What does the interior of your scope look like, baffles, type of antireflective interior tube coating etc?

AMAZING work

CHuck the grumpy old guy
 
Thanks Chuck,
The first baffle is the internal edge of the tube where it screws into the first brass joiner.
This is why the front of the scope has that large black casting to bring the diameters down so the tubes would not cause any vignetting, the second baffle is a thin internal edge in the middle of the second brass joiner, the third baffle is the internal edge of the focusser tube.
Everything inside is painted with a spray can matte black then top coated with thinned Artists carbon black acrylic.
I taped the ends of the tubes, poured the artists paint in and swirled it around to coat every surface, drained it and stood the tubes on end to drain fully and dry.
Of all the matte black paints I experimented with the "Atelier Artists Acrylic" Carbon Black was the flattest and blackest paint I could find.
The paint
paint.jpg
Shots where the camera is just sitting pointing down the full length of the scope.
Unpainted inside
bare-tube-at-outside.jpg

Spray can matte only
spray-can-matt-at-outside.jpg

overcoated with the artists matte
spray-and-artists-rolled2.jpg
Those two grey dots at 7 oclock were popped bubbles since been smoothed down and re-touched to remove them.
Simple test but looks "black hole" ish to me.
 
I almost just sent you a series of 3 photos of my latest little refractor tube during blackening, and they look identical to yours. Thanks for the recommendation of the Atelier Artists Acrylic Carbon Black, never came across it before, but I'll have to get a bottle and try it out. John Dobson, of Dobsonian telescope fame, used flat black paint that he mixed sawdust into to get a very black and rough non reflective finish, a real mess, but it works great! Keep up the great work.

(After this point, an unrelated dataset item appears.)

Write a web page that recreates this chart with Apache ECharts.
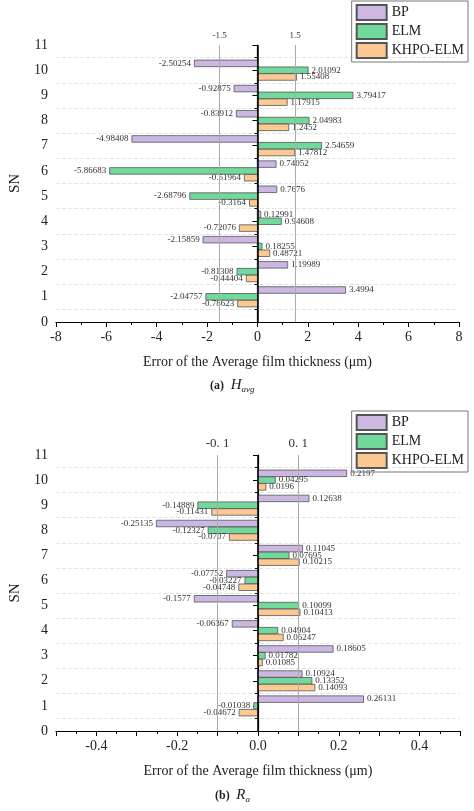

Let me know how it works when you get around to actually observing with it.

CHuck the grumpy old guy
 
My experiments were very interesting.
Some paints were very black when dead on but turned shiny grey at a glancing angle.
What was very surprising was the ones that looked a shiny grey dead on turned very black at glancing angles.
What paint did you use?
 
I had a re-think regarding the end cap, prising it off by inserting your fingernails into the gap just didnt seem right so I made a knob.
end-cap-1.jpg

end-cap-2.jpg
Hmm, large finger print.
Easy to pop off now.
Now searching for some small stainless clips and chain so it wont get lost.